Still, many of the most influential discussions tend to be had in private, absent the noise and distraction on social media.

“They’re here, doing one as we speak,” said Alice Adjmi in her home, which over the course of the week has been used for countless negotiations and quite a few get victories. Together with her husband, Harry, they’ve been facilitating discussions and providing a space to solve cases that have lagged for years. A few moments later, I receive a screenshot of a post by #freethechained. It reads: “Michelle is free!”

“I’m deeply thankful that these women are being freed,” Emily Labaton, a community educator, told me. “But to me, the goal of this movement is about getting to a place where agunot do not need Instagram accounts to whip up a frenzy of public opinion in order to be free.”

When asked what he wants out of this movement once the fire dies down, Manopla said: “I want people to respect our leaders again. People are looking to our Rabbinate to enact change.” Manopla adds that he was encouraged by community rabbis to keep going, to continue giving these women a platform on his account. “It’s the women in our community who really spearheaded this movement. They saw my first video about a young girl [Elizabeth] and realized that it could’ve been any one of them. They just went nuts.”

In fact, the agunah firestorm has triggered more honest conversations on a broader range of subjects—including the wider issue of Jewish divorce, women’s rights within the context of Orthodox Judaism, and the spectrum of emotional abuse. There have been countless Zoom panels and Instagram Live appearances in the past few weeks. “The kids are watching,” Manopla said. So too are our leaders, who appear motivated to moderate the sea change occurring beneath us. As Mrs. Labaton put it on a Zoom SCA panel on March 15, “talking about divorce does not lead to more divorce. If you can start accessing support in the beginning of the divorce, it can be a much healthier and calm process.” It’s a matter of shifting the narrative. “For example, if you have a parenting coach who can talk with optimism about shared custody, then it’s not as terrifying for people.”

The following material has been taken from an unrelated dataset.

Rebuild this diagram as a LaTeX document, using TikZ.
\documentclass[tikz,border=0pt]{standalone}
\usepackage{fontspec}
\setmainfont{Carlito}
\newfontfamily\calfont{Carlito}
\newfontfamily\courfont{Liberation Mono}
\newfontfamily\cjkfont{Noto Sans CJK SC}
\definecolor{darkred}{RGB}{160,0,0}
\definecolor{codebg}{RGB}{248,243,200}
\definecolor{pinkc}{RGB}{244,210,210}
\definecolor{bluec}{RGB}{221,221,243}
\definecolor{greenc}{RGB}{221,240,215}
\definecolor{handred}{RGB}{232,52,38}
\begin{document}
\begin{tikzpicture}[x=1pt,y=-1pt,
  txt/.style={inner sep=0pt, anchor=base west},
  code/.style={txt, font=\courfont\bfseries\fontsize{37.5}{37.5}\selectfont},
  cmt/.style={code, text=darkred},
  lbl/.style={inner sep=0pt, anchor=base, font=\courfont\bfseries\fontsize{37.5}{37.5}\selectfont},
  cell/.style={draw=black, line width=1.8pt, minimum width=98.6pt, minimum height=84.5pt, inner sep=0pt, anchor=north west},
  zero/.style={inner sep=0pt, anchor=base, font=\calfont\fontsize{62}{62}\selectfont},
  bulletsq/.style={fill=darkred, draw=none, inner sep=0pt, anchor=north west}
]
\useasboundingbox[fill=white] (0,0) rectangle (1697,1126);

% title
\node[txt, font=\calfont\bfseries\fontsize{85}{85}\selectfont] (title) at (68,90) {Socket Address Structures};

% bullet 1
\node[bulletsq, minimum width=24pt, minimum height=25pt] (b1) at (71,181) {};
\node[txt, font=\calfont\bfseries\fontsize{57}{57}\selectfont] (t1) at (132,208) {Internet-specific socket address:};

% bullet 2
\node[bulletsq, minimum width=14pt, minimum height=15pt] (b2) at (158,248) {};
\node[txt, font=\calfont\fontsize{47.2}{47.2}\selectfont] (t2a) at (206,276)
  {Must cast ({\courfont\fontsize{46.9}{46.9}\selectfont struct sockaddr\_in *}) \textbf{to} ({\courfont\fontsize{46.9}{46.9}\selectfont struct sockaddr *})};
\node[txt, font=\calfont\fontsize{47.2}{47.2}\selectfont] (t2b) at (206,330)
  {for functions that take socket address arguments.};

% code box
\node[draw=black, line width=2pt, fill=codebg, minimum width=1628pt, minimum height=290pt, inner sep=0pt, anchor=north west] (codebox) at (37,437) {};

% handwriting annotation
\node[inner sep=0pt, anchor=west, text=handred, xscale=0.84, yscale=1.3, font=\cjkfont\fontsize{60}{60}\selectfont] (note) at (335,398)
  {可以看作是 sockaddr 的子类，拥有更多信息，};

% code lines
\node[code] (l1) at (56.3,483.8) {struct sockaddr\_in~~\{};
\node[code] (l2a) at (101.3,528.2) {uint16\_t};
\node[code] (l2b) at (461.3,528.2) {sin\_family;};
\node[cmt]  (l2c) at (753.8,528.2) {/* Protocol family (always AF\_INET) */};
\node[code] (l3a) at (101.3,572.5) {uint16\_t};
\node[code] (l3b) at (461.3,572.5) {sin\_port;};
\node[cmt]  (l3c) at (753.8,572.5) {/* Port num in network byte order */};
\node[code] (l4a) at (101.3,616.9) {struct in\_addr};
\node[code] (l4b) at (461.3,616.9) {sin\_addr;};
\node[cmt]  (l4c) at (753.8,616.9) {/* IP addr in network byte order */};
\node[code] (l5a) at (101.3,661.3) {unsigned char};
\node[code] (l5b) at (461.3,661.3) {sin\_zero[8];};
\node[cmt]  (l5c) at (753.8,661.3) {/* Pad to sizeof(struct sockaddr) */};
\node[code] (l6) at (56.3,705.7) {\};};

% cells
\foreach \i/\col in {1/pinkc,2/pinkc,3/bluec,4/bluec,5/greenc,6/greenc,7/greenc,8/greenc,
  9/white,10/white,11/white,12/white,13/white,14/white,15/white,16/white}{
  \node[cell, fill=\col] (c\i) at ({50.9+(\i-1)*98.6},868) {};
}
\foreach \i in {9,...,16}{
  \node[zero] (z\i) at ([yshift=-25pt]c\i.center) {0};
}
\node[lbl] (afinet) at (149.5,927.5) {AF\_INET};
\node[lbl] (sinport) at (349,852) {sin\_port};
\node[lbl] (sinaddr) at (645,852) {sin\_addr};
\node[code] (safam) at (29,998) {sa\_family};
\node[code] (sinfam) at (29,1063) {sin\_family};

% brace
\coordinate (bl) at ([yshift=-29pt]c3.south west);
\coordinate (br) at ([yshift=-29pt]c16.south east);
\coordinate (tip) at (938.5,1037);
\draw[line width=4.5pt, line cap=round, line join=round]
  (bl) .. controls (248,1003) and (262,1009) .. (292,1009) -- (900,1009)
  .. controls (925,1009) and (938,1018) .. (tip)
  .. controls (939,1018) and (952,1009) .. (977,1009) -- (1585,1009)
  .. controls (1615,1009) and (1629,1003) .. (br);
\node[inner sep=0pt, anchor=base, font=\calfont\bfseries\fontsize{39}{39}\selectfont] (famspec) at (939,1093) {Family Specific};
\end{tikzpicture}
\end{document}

The picket signs will eventually bear a new cause. Sephardic Instagram will inevitably move on, populated once more by Passover ads and split family rentals in Gravesend. But one of the beauties of community is living with a collective memory—and many hope it won’t forget the events of the past week.

“At the end of every get ceremony the rabbi essentially says ‘go on and rebuild,’” Labaton said. “The Torah believes in that. And the mitzvah of get is a recognition by the Torah that life isn’t perfect. In the face of life’s imperfection, we can rebuild. The Torah wants us to rebuild.”

Esther Levy Chehebar is a Brooklyn-based writer. She is currently at work on a novel loosely inspired by her Syrian Jewish upbringing.